Ich habe die Macht, zu vergelten über jegliches Maß und Ziel.
Nicht lange wirst du hier dich mühen, noch immer von Schmerzen gequält werden.
Harre ein wenig, und du wirst schnell das Ende deiner Uebel sehen.
Es wird die stunde kommen, wo all deine Mühe und Unruhe aufhören wird.
Gering und kurz ist Alles, was mit der Zeit vergeht.
Thue, was du thust; arbeite treu in meinem Weinberge, ich werde dein Lohn sein.
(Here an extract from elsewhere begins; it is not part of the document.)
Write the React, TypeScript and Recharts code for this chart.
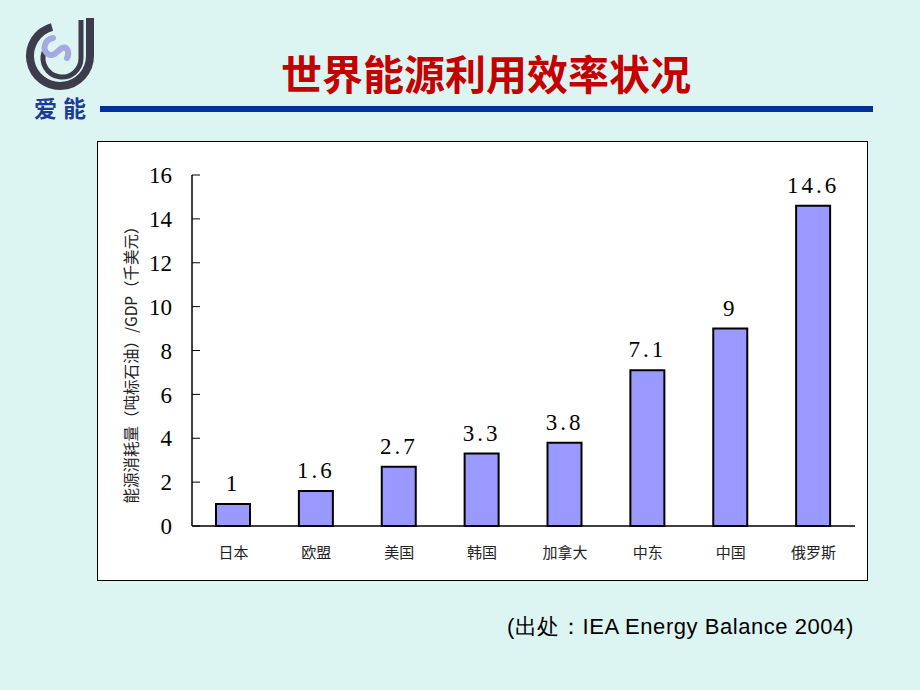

Schreibe, lies, singe, seufze, schweige, bete, trage männlich Widerwärtigkeiten: aller dieser und noch größerer Kämpfe ist das ewige Leben werther.
2. An einem Tage, der dem Herrn bekannt ist, wird der Friede kommen, und dann wird nicht mehr Tag noch Nacht sein, wie in dieser Zeit, sondern immerwährendes Licht, unendliche Klarheit, dauerhafter Friede und sichere Ruhe.
Alsdann wirst du nicht sagen: „Wer wird mich erlösen von dem Leibe dieses Todes?“ noch wirst du rufen: „Weh mir, daß die Tage meiner Pilgerschaft verlängert sind!“ denn der Tod wird in den Abgrund geworfen, und es wird sein unvergängliches Heil, und keine Angst mehr, sondern seliges Entzücken, liebliche und herrliche Gemeinschaft.
3. Könntest du schauen die unvergänglichen Kronen der Heiligen im Himmel, schauen die Herrlichkeit, in welcher die nun frohlocken, die in dieser Welt aller Ehre, ja des Lebens selbst unwerth geachtet wurden! fürwahr, dann würdest du alsbald bis zur Erde dich demüthigen, und begehren, lieber Allen unterthänig, als einem Einzigen vorgesetzt zu sein.
Auch würde es dich nicht nach dieses Lebens fröhlichen Tagen gelüsten, sondern vielmehr freuen, um Gottes willen Trübsal zu leiden, und dir für den größten Gewinn gelten, unter den Menschen für nichts geachtet zu werden.
4. O wenn du daran Geschmack fändest und es dir tief zu Herzen ginge; wie würdest du es wagen, dich auch nur einmal zu beschweren?
Muß man nicht um des ewigen Lebens willen alle Mühsale tragen?
Es ist nichts Geringes, das Reich Gottes zu verlieren oder zu gewinnen!
Darum erhebe dein Angesicht zum Himmel. Siehe, ich und mit mir alle meine Heiligen, die in dieser Zeitlichkeit großen Kampf hatten, freuen sich nun, werden nun getröstet, sind nun sicher, ruhen nun und werden ohne Ende bei mir in dem Reiche meines Vaters bleiben.